9.11に係る陰謀説を整理する考察として、ほかには、『OilEmpire.Us』が挙げられる[10]。この考察は、リーヴァイス氏の議論を参照し、LIHOPとMIHOPの混合により、9.11が最も良く説明できるとしている。ただ、2017年現在の私から見れば、「imcompetence」の下部にある「9/11 is the excuse ...」、つまり、『華氏911』の世界観は、依然として有効であるように見える。この世界観は、ブッシュ一族が彼らに近しい利益サークルに対して利益を供与することを目的として、LIHOPかMIHOPかが企図された、というものである。「ショック・ドクトリン」というナオミ・クライン氏の造語は、この構図を経済的観点から説明する概念である。

吉田氏のどの発言について矢田部氏が「陰謀論」と評したのかは、出典がツイートラインに示されないので、調査手段がパンピーレベルで、広報手段を自粛している私には、格段の努力を払うか、矢田部氏に問合せしなければ※1、確認のしようがない。『NDL-OPAC』の記事検索で、吉田氏が著者の記事のうち、2001年以降に、9.11に言及していそうなものが見当たらないので、『CiNii』でも引っかからないであろうと予想して、一般人としての努力義務は果たしたと記しておくことにしよう。論理学を京都大学で講義しているという矢田部氏の「一刀両断」な姿勢に比べれば、本稿で紹介した「陰謀説」を否定しない見解の方が、よほど論理的に思えてしまうから、これで、十分にフェアだと思うことにしよう。こう結論付けたのは、私の思考の箍が、どこか、決定的に外れてしまっているからであろう。「理系」の人物だけ[11]に「教養」が備わっていない訳ではないという状態は、わが国における京都大学という組織の地位まで考慮すれば、日本国民全体にとって、救いのない話である。


※1 問合せ(しながら、同時に、私の側から媒体を超えて広告活動に従事)するという行為は、最近の私事に照らせば、ルール破りが仕掛けられたものと判定できるために、私の中では、選択肢の一つとして可能なものとなってはいる。

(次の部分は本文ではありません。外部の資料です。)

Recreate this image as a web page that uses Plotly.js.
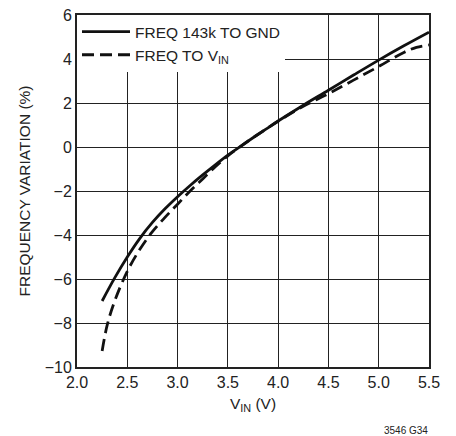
<!DOCTYPE html>
<html><head><meta charset="utf-8">
<script src="https://cdn.plot.ly/plotly-3.0.1.min.js"></script>
<style>body{margin:0;background:#fff}#c{width:456px;height:436px}</style>
</head><body><div id="c"></div>
<script>
const vinSolid = [2.25, 2.375, 2.5, 2.625, 2.75, 2.875, 3.0, 3.125, 3.25, 3.375, 3.5, 3.625, 3.75, 3.875, 4.0, 4.25, 4.5, 4.75, 5.0, 5.25, 5.5];
const freqGnd  = [-7.0, -5.95, -5.0, -4.15, -3.43, -2.81, -2.26, -1.75, -1.27, -0.81, -0.37, 0.03, 0.42, 0.8, 1.18, 1.9, 2.58, 3.27, 3.95, 4.6, 5.22];
const vinDash  = [2.25, 2.3, 2.375, 2.5, 2.625, 2.75, 2.875, 3.0, 3.125, 3.25, 3.375, 3.5, 3.625, 3.75, 3.875, 4.0, 4.25, 4.5, 4.75, 5.0, 5.25, 5.375, 5.5];
const freqVin  = [-9.27, -8.1, -7.0, -5.65, -4.65, -3.85, -3.2, -2.6, -2.0, -1.45, -0.9, -0.4, 0.02, 0.42, 0.8, 1.17, 1.85, 2.42, 3.04, 3.66, 4.3, 4.53, 4.64];
const xTicks = [2.0, 2.5, 3.0, 3.5, 4.0, 4.5, 5.0, 5.5];
const xTickText = ["2.0","2.5","3.0","3.5","4.0","4.5","5.0","5.5"];
const yTicks = [-10, -8, -6, -4, -2, 0, 2, 4, 6];
const yTickText = ["\u221210","\u22128","\u22126","\u22124","\u22122","0","2","4","6"];

const FONT = "'Liberation Sans', Arial, sans-serif";

const data = [
  {x: vinSolid, y: freqGnd, mode: 'lines', name: 'FREQ 143k TO GND',
   line: {color: '#111', width: 2.8, shape: 'spline', smoothing: 1}},
  {x: vinDash, y: freqVin, mode: 'lines', name: 'FREQ TO V<sub>IN</sub>',
   line: {color: '#111', width: 2.8, shape: 'spline', smoothing: 1, dash: '12px,6px'}}
];
const layout = {
  width: 456, height: 436,
  margin: {l: 77, r: 27, t: 15, b: 69},
  paper_bgcolor: '#fff', plot_bgcolor: '#fff',
  font: {family: FONT, color: '#222', size: 16},
  showlegend: true,
  legend: {x: 0, y: 1, xanchor: 'left', yanchor: 'top', bgcolor: '#fff',
           font: {family: FONT, size: 15.5, color: '#222'}, tracegroupgap: 0,
           itemwidth: 48},
  xaxis: {range: [2.0, 5.5], tickvals: xTicks, ticktext: xTickText,
          showgrid: true, gridcolor: '#222', gridwidth: 1,
          showline: true, linecolor: '#222', linewidth: 2, mirror: true,
          ticks: '', zeroline: false, tickfont: {size: 16},
          title: {text: 'V<sub>IN</sub> (V)', font: {size: 15.5}, standoff: 8}},
  yaxis: {range: [-10, 6], tickvals: yTicks, ticktext: yTickText,
          showgrid: true, gridcolor: '#222', gridwidth: 1,
          showline: true, linecolor: '#222', linewidth: 2, mirror: true,
          ticks: '', zeroline: false, tickfont: {size: 16},
          title: {text: 'FREQUENCY VARIATION (%)', font: {size: 15.5}, standoff: 10}},
  annotations: [{text: '3546 G34', xref: 'paper', yref: 'paper', x: 1.003, y: -0.179,
                 xanchor: 'right', yanchor: 'middle', showarrow: false,
                 font: {family: FONT, size: 10, color: '#222'}}]
};
Plotly.newPlot('c', data, layout, {displayModeBar: false, staticPlot: true});
</script></body></html>
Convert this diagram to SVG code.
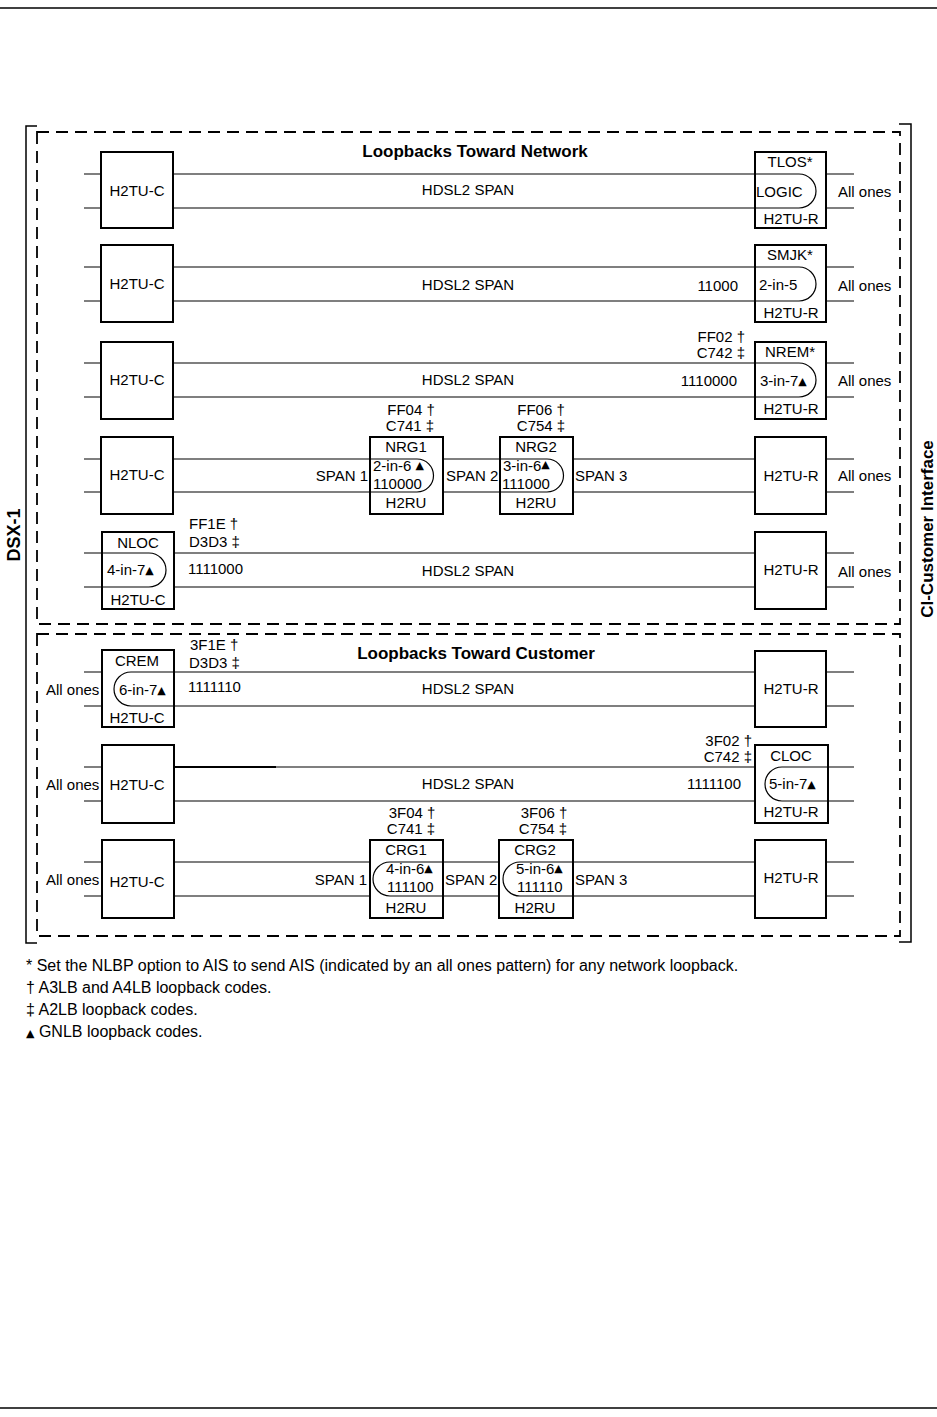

[8] 木村愛二, (2006.12). 『9・11/イラク戦争コード:アメリカ政府の情報操作と謀略を解読する』, 東京: 社会評論社.
http://id.ndl.go.jp/bib/000008396023

[9] WHAT IS YOUR HOP LEVEL? Ten 9/11 Paradigms
(Nicholas Levis、2004年4月1日、改訂2006年5月)
https://web.archive.org/web/20110112030040/http://summeroftruth.org/lihopmihopnohop.html
#2017年10月18日時点でリンク切れのために、『Internet Archive Wayback Machine』によった。

[10] LIHOP, MIHOP and Hijacking the Hijackers
(2017年7月26日)
http://www.oilempire.us/lihop-mihop.html




2017年11月3日訂正

誤記を訂正した(。余分な文字を削除した)。